I have probably written more enraged letters to the Times over the inanities and self-important nonsense written by David Brooks than anyone. Usually, I find him both smug and utterly wrong at the same time. But there was a kernel of truth in his column today (note: I said a kernel, not the whole column, some of which smacks of his usual blather) that made me stop and read it again. He was using a retail model to explain the gulf between many of Obama's supporters and many of Clinton's.
It started with this idea:
Listen, the essential competition in many consumer sectors is between commodity providers and experience providers, the companies that just deliver product and the companies that deliver a sensation, too. There’s Safeway, and then there is Whole Foods. There’s the PC, and then there’s the Mac. There are Holiday Inns, and there are W Hotels. There’s Walgreens, and there’s The Body Shop.
Since my family was in the retail business for generations, from my grandfather's pushcart on the Lower East Side through my own short-lived attempt to run a store, that divide makes sense to me. Since his examples were major chains, our businesses didn't really fill the bill, but it was always our decision to bridge the gap between these two ends of the spectrum. Now, although Brooks' article could be perceived as trying to fan a class conflict, many of his points were well taken. He explained how many voters chose between these candidates in relation to their level of education, with high school graduates choosing Clinton and college grads opting for Obama by large percentages.

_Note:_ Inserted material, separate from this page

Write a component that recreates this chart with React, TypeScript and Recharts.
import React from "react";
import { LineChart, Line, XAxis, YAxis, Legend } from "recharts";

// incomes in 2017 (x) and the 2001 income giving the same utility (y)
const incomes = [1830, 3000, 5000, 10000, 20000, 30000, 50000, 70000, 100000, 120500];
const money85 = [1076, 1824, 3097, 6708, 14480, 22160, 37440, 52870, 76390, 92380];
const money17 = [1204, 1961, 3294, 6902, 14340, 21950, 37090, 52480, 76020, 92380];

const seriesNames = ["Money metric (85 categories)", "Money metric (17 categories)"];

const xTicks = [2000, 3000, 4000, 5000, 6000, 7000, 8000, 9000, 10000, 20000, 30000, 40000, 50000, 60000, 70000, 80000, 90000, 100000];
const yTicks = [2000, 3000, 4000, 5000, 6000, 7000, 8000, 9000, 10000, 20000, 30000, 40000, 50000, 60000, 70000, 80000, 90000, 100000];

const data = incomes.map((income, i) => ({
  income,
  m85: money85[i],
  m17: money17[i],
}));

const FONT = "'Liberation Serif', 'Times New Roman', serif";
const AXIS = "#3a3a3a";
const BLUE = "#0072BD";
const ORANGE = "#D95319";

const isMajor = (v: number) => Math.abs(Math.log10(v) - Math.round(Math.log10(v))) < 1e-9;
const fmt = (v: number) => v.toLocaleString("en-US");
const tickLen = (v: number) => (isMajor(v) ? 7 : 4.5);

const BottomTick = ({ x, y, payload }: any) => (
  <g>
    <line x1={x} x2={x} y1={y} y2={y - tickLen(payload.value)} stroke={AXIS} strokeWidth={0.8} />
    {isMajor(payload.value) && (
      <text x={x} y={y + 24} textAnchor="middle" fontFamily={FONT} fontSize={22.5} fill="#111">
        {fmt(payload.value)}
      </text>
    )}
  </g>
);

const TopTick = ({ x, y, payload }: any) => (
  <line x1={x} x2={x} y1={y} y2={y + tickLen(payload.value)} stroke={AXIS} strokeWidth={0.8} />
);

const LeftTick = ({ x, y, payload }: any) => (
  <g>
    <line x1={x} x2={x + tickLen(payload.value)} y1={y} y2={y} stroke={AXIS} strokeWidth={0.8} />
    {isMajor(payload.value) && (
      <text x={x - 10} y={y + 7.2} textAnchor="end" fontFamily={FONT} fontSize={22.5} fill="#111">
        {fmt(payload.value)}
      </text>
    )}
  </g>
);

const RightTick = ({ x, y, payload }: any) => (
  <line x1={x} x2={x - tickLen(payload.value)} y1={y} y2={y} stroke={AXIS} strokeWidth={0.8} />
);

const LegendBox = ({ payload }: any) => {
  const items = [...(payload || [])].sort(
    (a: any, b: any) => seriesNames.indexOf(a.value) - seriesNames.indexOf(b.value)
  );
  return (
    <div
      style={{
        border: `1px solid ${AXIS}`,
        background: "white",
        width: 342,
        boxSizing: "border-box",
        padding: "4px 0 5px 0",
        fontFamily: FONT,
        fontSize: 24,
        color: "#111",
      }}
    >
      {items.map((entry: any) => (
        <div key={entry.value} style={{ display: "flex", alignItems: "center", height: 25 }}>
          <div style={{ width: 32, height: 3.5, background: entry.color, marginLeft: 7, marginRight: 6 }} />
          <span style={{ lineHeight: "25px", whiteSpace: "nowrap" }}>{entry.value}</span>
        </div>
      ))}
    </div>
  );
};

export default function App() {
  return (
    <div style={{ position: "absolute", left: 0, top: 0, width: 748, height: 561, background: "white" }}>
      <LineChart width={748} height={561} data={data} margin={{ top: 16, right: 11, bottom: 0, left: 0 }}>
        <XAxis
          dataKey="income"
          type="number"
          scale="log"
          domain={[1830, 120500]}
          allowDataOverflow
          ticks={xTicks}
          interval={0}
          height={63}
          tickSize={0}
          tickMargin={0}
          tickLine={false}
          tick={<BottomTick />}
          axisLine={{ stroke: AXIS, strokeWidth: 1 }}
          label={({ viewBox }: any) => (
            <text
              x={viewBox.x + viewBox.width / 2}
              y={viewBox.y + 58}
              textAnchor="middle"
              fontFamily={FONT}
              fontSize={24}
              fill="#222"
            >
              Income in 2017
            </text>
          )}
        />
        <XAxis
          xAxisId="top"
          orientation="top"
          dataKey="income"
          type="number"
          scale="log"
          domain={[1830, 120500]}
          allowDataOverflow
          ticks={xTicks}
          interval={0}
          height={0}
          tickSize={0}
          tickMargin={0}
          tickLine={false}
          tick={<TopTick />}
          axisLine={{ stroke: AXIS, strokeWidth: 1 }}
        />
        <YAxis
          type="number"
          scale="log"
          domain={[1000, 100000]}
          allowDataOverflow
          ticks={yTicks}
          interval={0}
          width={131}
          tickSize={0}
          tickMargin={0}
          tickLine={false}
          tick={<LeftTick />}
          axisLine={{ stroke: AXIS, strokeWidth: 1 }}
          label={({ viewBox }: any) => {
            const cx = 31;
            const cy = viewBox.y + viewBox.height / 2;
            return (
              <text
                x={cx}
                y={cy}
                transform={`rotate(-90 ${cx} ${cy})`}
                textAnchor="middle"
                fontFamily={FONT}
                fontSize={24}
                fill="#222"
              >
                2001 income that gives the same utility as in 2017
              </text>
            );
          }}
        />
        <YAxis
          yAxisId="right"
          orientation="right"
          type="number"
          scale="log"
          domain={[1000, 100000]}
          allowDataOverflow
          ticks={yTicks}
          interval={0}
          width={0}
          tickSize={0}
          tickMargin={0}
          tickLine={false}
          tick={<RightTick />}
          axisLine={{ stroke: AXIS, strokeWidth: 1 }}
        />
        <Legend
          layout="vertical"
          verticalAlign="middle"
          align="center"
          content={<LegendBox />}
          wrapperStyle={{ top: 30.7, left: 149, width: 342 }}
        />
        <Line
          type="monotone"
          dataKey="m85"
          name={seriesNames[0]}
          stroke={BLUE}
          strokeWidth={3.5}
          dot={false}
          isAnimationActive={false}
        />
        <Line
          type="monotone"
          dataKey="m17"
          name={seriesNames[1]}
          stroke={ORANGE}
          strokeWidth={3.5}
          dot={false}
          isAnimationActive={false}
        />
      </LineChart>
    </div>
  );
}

Why? According to Brooks, Clinton belongs to the Safeway side of things. She
offers voters no frills, just commodities: tax credits, federal subsidies and scholarships. She’s got good programs at good prices.
Whereas Obama is more the Whole Foods model. His voters
want cultural signifiers that enrich their lives with meaning.
And he says that voters split this way because of the difference in their life experiences:
It’s happening because the educated and uneducated lead different sorts of lives. Educated people are not only growing richer than less-educated people, but their lifestyles are diverging as well. A generation ago, educated families and less-educated families looked the same, but now high school graduates divorce at twice the rate of college graduates. High school grads are much more likely to have kids out of wedlock. High school grads are much more likely to be obese. They’re much more likely to smoke and to die younger.
Their attitudes are different. High school grads are much less optimistic than college grads. They express less social trust. They feel less safe in public. They report having fewer friends and lower aspirations. The less educated speak the dialect of struggle; the more educated, the dialect of self-fulfillment.
Now, I understand this divide very well, because both my husband and I are artists. We are well-educated, and our cultural instincts definitely fall with the Obama camp. This is why he appeals to me so much. But we have also always been poor, as artists are usually deemed to be. So the view of the world as a tough place that rewards the wrong people is very understandable to me. Perhaps that's why I can see the positives in both candidates, while so many can't.
Now, Brooks and I diverge because he is so sarcastic in describing the Obama camp (as if he weren't a highly-educated, well-off person himself!), and he resorts to his usual baloney. He has left out what I would call the poor but hopeful group. I think I fit into this category, which is one of the reasons I opt for Obama. But I think that there is some value in recognizing that different views of the potential our lives can realistically offer us might be part of the divide between these two candidates. Considering the overheated fighting on this site and elsewhere between these two camps, we might want to pause and consider that not all of us have the same life experiences or view of the possible.
I can't believe I agree with this guy on anything! It was worth a diary for me to say so.